The consultation paper consists of the following main components:
- Background. Under this part, the objectives of the guidelines are set out. The paper confirms the industry understanding of the different roles of a plan sponsor and a plan administrator (and the dual roles of an employer, as plan sponsor and administrator, in a single-employer pension plan with different responsibilities). It explains those governance principles in CAPSA's Pension Plan Governance Guideline which are applicable to funding and investment processes.

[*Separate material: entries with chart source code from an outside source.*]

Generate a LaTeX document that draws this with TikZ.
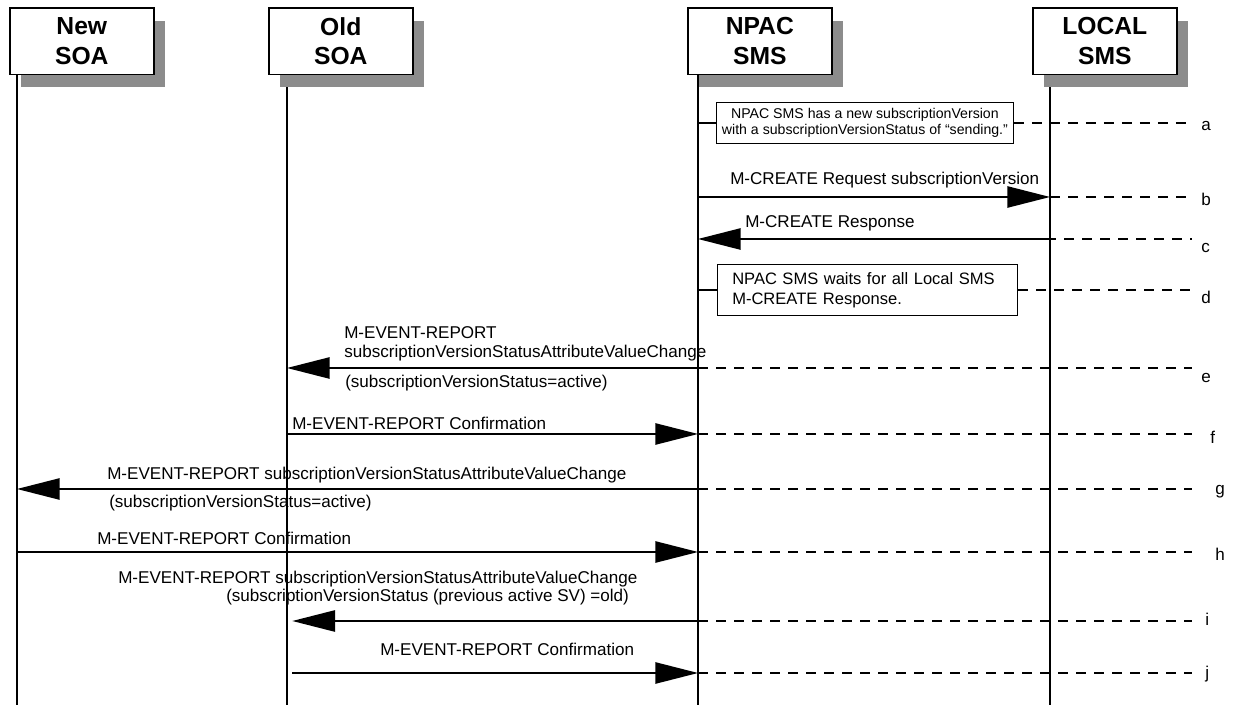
\documentclass[tikz,border=0pt]{standalone}
\usepackage{fontspec}
\setmainfont{Liberation Sans}
\usetikzlibrary{arrows.meta, positioning, shadows}
\definecolor{shade}{RGB}{140,140,140}

\begin{document}
\begin{tikzpicture}[x=0.75pt, y=-0.75pt,
    actor/.style={draw, line width=1.2pt, fill=white, minimum width=108pt,
      minimum height=50pt, inner sep=0pt, align=center,
      font=\fontsize{18.5}{22}\selectfont\bfseries,
      drop shadow={shadow xshift=8.25pt, shadow yshift=-9.75pt,
        fill=shade, opacity=1}},
    life/.style={line width=1.1pt},
    msg/.style={line width=1.1pt, -{Triangle[length=32pt, width=16pt]}},
    guide/.style={line width=0.9pt, dash pattern=on 7.5pt off 6pt},
    txt/.style={font=\fontsize{12.8}{14}\selectfont, inner sep=0pt,
      align=left},
    note/.style={draw, line width=0.9pt, fill=white, align=left},
]
\useasboundingbox (0,0) rectangle (1233,705);

% Lifelines
\foreach \n/\x in {newsoa/17, oldsoa/287, npac/698, local/1050} {
  \coordinate (\n-top) at (\x,74);
  \coordinate (\n-bot) at (\x,705);
  \draw[life] (\n-top) -- (\n-bot);
}

% Header boxes
\node[actor, anchor=north west] (newsoa) at (9,7) {New\\SOA};
\node[actor, anchor=north west] (oldsoa) at (268,7) {Old\\SOA};
\node[actor, anchor=north west] (npac) at (687,7) {NPAC\\SMS};
\node[actor, anchor=north west] (local) at (1032,7) {LOCAL\\SMS};

% Row points on each lifeline
\foreach \r/\y in {a/123, b/197, c/239, d/290, e/368,
  f/434, g/489, h/552, i/621, j/673} {
  \foreach \n/\x in {newsoa/17, oldsoa/287, npac/698, local/1050}
    \coordinate (\n-\r) at (\x,\y);
  \coordinate (end-\r) at (1192,\y);
}

% Step letters
\foreach \r/\x/\y in {a/1201/126, b/1201/199, c/1201/248, d/1201/297,
  e/1201/378, f/1210/437, g/1215/492, h/1215/554, i/1205/619,
  j/1205/674}
  \node[txt, anchor=west] (tag-\r) at (\x,\y) {\r};

% Notes
\node[note, anchor=west, inner xsep=4pt, inner ysep=4pt, align=center,
  font=\fontsize{10.6}{12.5}\selectfont] (note-a) at (716,123)
  {NPAC SMS has a new subscriptionVersion\\
   with a subscriptionVersionStatus of “sending.”};
\node[note, anchor=west, inner xsep=11pt, text width=203pt,
  minimum height=38pt, font=\fontsize{12.4}{15}\selectfont] (note-d)
  at (717,290) {NPAC SMS waits for all Local SMS\\M-CREATE Response.};
\draw[life] (npac-a) -- (note-a);
\draw[life] (npac-d) -- (note-d);
\draw[guide] (note-a.east) -- (note-a.east -| end-a);
\draw[guide] (note-d.east) -- (note-d.east -| end-d);

% Messages
\draw[msg] (npac-b) -- (local-b);
\draw[msg] (local-c) -- (npac-c);
\draw[msg] (npac-e) -- (oldsoa-e);
\draw[msg] (oldsoa-f) -- (npac-f);
\draw[msg] (npac-g) -- (newsoa-g);
\draw[msg] (newsoa-h) -- (npac-h);
\draw[msg, shorten <=-7pt, shorten >=4pt] (npac-i) -- (oldsoa-i);
\draw[msg, shorten <=4pt] (oldsoa-j) -- (npac-j);

% Dashed run-outs
\draw[guide] (local-b) -- (end-b);
\draw[guide, shorten <=-30pt] (local-c) -- (end-c);
\foreach \r in {e,f,g,h,i,j}
  \draw[guide] (npac-\r) -- (end-\r);

% Message texts
\node[txt, anchor=west] (lbl-b) at (730,180)
  {M-CREATE Request subscriptionVersion};
\node[txt, anchor=west] (lbl-c) at (745,223) {M-CREATE Response};
\node[txt, anchor=south west] (lbl-e) at (344,361)
  {M-EVENT-REPORT\\subscriptionVersionStatusAttributeValueChange};
\node[txt, anchor=west] (lbl-e2) at (345,383)
  {(subscriptionVersionStatus=active)};
\node[txt, anchor=west] (lbl-f) at (292,423)
  {M-EVENT-REPORT Confirmation};
\node[txt, anchor=west] (lbl-g) at (107,475)
  {M-EVENT-REPORT subscriptionVersionStatusAttributeValueChange};
\node[txt, anchor=west] (lbl-g2) at (109,503)
  {(subscriptionVersionStatus=active)};
\node[txt, anchor=west] (lbl-h) at (97,538)
  {M-EVENT-REPORT Confirmation};
\node[txt, anchor=west] (lbl-i) at (118,579)
  {M-EVENT-REPORT subscriptionVersionStatusAttributeValueChange};
\node[txt, anchor=west] (lbl-i2) at (226,597)
  {(subscriptionVersionStatus (previous active SV) =old)};
\node[txt, anchor=west] (lbl-j) at (380,649)
  {M-EVENT-REPORT Confirmation};

\end{tikzpicture}
\end{document}
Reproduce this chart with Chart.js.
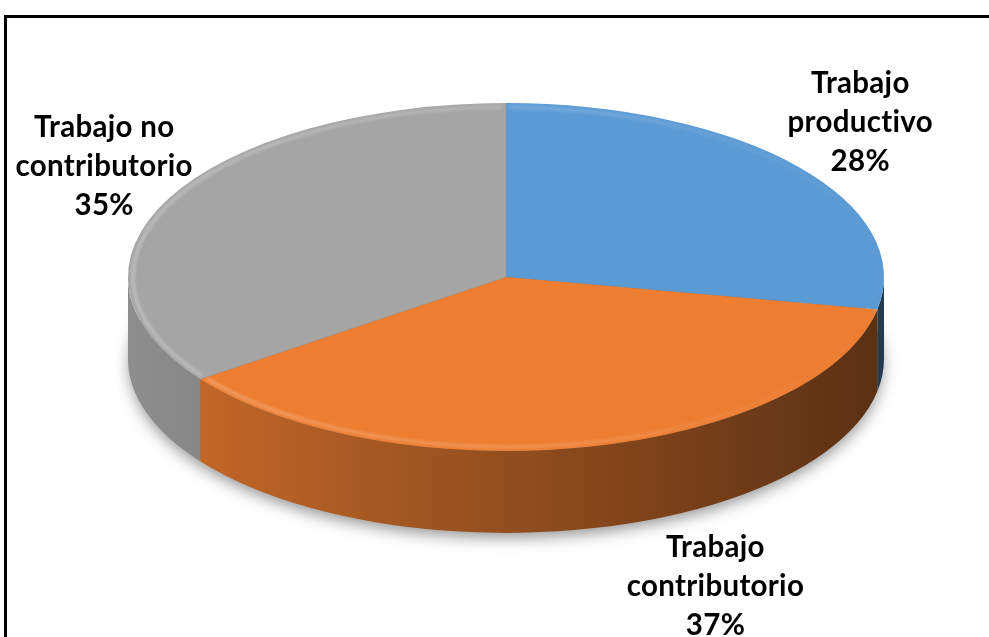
<!DOCTYPE html>
<html>
<head>
<meta charset="utf-8">
<script src="https://cdn.jsdelivr.net/npm/chart.js@4.4.1/dist/chart.umd.min.js"></script>
<style>
  html, body { margin: 0; padding: 0; background: #fff; overflow: hidden; }
  #wrap { position: relative; width: 989px; height: 637px; }
  #frame {
    position: absolute; left: 4px; top: 15px; width: 1100px; height: 700px;
    border-top: 3px solid #000; border-left: 3px solid #000; box-sizing: border-box;
  }
  canvas { position: absolute; left: 0; top: 0; }
</style>
</head>
<body>
<div id="wrap">
  <div id="frame"></div>
  <canvas id="c" width="989" height="637"></canvas>
</div>
<script>
// Category names, split into the lines shown in each label
const categories = [
  ['Trabajo', 'productivo'],
  ['Trabajo', 'contributorio'],
  ['Trabajo no', 'contributorio']
];
// Share of each kind of work (%)
const shares = [28, 37, 35];
const sliceColors = ['#5B9BD5', '#ED7D31', '#A5A5A5'];

// Look of the tilted, extruded pie
const TILT = 0.46;      // vertical squash of the top face
const DEPTH = 82;       // thickness of the pie wall
const LABEL_FONT = 'bold 29.5px Lato';
const LINE_GAP = 39;
// label placement relative to the outer edge point of each slice's mid angle
const labelShift = [[63, -34], [127, 149], [-65, -22]];

function hexToRgb(h) {
  const n = parseInt(h.slice(1), 16);
  return [(n >> 16) & 255, (n >> 8) & 255, n & 255];
}
function shade(h, f) {
  const [r, g, b] = hexToRgb(h);
  return `rgb(${Math.round(r * f)},${Math.round(g * f)},${Math.round(b * f)})`;
}
function tint(h, t, a) {
  const [r, g, b] = hexToRgb(h);
  const m = v => Math.round(v + (255 - v) * t);
  return `rgba(${m(r)},${m(g)},${m(b)},${a})`;
}

const pie3d = {
  id: 'pie3d',
  beforeDatasetsDraw(chart) {
    const ctx = chart.ctx;
    const arcs = chart.getDatasetMeta(0).data;
    const { x: cx, y: cy, outerRadius: r } = arcs[0].getProps(['x', 'y', 'outerRadius'], true);
    const ry = r * TILT;

    // soft shadow under the base
    ctx.save();
    ctx.shadowColor = 'rgba(0,0,0,0.45)';
    ctx.shadowBlur = 16;
    ctx.shadowOffsetY = 6;
    ctx.beginPath();
    ctx.ellipse(cx, cy + DEPTH, r - 2, ry - 2, 0, 0, Math.PI * 2);
    ctx.fillStyle = '#777';
    ctx.fill();
    ctx.restore();

    // front walls of each slice
    arcs.forEach((arc, i) => {
      const { startAngle, endAngle } = arc.getProps(['startAngle', 'endAngle'], true);
      const grad = ctx.createLinearGradient(cx - r, 0, cx + r, 0);
      grad.addColorStop(0, shade(sliceColors[i], 0.86));
      grad.addColorStop(1, shade(sliceColors[i], 0.38));
      for (const k of [-1, 0, 1]) {
        const a0 = Math.max(startAngle, k * 2 * Math.PI);
        const a1 = Math.min(endAngle, k * 2 * Math.PI + Math.PI);
        if (a1 <= a0) continue;
        ctx.beginPath();
        ctx.ellipse(cx, cy, r, ry, 0, a0, a1);
        ctx.ellipse(cx, cy + DEPTH, r, ry, 0, a1, a0, true);
        ctx.closePath();
        ctx.fillStyle = grad;
        ctx.fill();
      }
    });

    // squash the library's round pie into the top face
    ctx.save();
    ctx.translate(cx, cy);
    ctx.scale(1, TILT);
    ctx.translate(-cx, -cy);
  },
  afterDatasetsDraw(chart) {
    const ctx = chart.ctx;
    ctx.restore();
    const arcs = chart.getDatasetMeta(0).data;
    const { x: cx, y: cy, outerRadius: r } = arcs[0].getProps(['x', 'y', 'outerRadius'], true);
    const ry = r * TILT;

    // bevel light along the rim of the top face, fading towards the shaded right side
    arcs.forEach((arc, i) => {
      const { startAngle, endAngle } = arc.getProps(['startAngle', 'endAngle'], true);
      const g = ctx.createLinearGradient(cx - r, 0, cx + r, 0);
      g.addColorStop(0, tint(sliceColors[i], 0.3, 0.9));
      g.addColorStop(0.6, tint(sliceColors[i], 0.25, 0.6));
      g.addColorStop(1, tint(sliceColors[i], 0.2, 0));
      ctx.save();
      ctx.filter = 'blur(1.5px)';
      ctx.beginPath();
      ctx.ellipse(cx, cy, r - 5, ry - 4, 0, startAngle + 0.01, endAngle - 0.01);
      ctx.strokeStyle = g;
      ctx.lineWidth = 3.5;
      ctx.stroke();
      ctx.restore();
    });

    // data labels: category and percentage
    const total = shares.reduce((a, b) => a + b, 0);
    ctx.save();
    ctx.font = LABEL_FONT;
    if ('letterSpacing' in ctx) ctx.letterSpacing = '0.3px';
    ctx.fillStyle = '#000';
    ctx.textAlign = 'center';
    ctx.textBaseline = 'alphabetic';
    arcs.forEach((arc, i) => {
      const { startAngle, endAngle } = arc.getProps(['startAngle', 'endAngle'], true);
      const mid = (startAngle + endAngle) / 2;
      const ex = cx + Math.cos(mid) * r;
      const ey = cy + Math.sin(mid) * ry;
      const lx = ex + labelShift[i][0];
      const ly = ey + labelShift[i][1];
      const lines = [...categories[i], Math.round(shares[i] / total * 100) + '%'];
      lines.forEach((t, j) => ctx.fillText(t, lx, ly + (j - 1) * LINE_GAP));
    });
    ctx.restore();
  }
};

new Chart(document.getElementById('c'), {
  type: 'pie',
  data: {
    labels: categories,
    datasets: [{
      data: shares,
      backgroundColor: sliceColors,
      borderWidth: 0,
      radius: 378
    }]
  },
  options: {
    responsive: false,
    animation: false,
    layout: { padding: { left: 23, right: 0, top: 0, bottom: 83 } },
    plugins: { legend: { display: false }, tooltip: { enabled: false } }
  },
  plugins: [pie3d]
});
</script>
</body>
</html>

- The Prudent Person Rule. The prudent person rule is an important concept throughout the paper. This rule applies to fiduciaries (like plan administrators) in performing their duties. The rule emphasizes processes (i.e., procedural prudence) rather than end results. Comprehensive governance documents, effective decision-making processes, properly documented delegation procedures and monitoring, ongoing risk and performance monitoring, proper code of conduct and communication policy are stated to be key elements of procedural prudence. The importance of procedural prudence is apparent since when the regulator examines a plan administrator's funding and investment activities, the regulator focuses on the process that was used, looking for evidence that the prudent person rule was applied to investments and that due diligence was exercised for funding and investment activities.
- Funding. The paper distinguishes between the funding issues of a defined benefit (DB) pension plan and those of a defined contribution (DC) pension plan. The major concern of a DB pension plan is to ensure that sufficient assets will be maintained to deliver the promised pension benefits on an ongoing basis. The paper suggests that plan sponsors of DB pension plans adopt a funding policy to address this issue. The major funding issue of a DC pension plan is the adequacy of employer and employee contributions to produce the initially intended post-retirement income level. The paper recommends that a plan sponsor of a DC pension plan periodically review the adequacy of contributions to address this concern. The paper discusses the advantages of having a funding policy and the key components of such a policy. It recognizes the close inter-relationship between the funding policy and the statement of investment policies and procedures (SIPP) of a DB pension plan and the special considerations applicable in developing the funding policy of a multiemployer pension plan.
- Investment. The paper stresses the important fiduciary responsibility of a plan administrator in the prudent investment of the pension fund's assets. In assessing whether a plan administrator has discharged its responsibility, the administrator's conduct and decisionmaking process, rather than the result (gain or loss) of a particular investment decision, will be examined. One of the recommendations of the paper is the adoption of an overall investment policy by a plan administrator to complement the mandatory SIPP required by pension legislation. An investment policy is broader in scope and more detailed in outlining administrative procedures.
Stakeholders are invited to provide their feedback (in particular, on the specific questions raised by CAPSA) by January 29, 2010.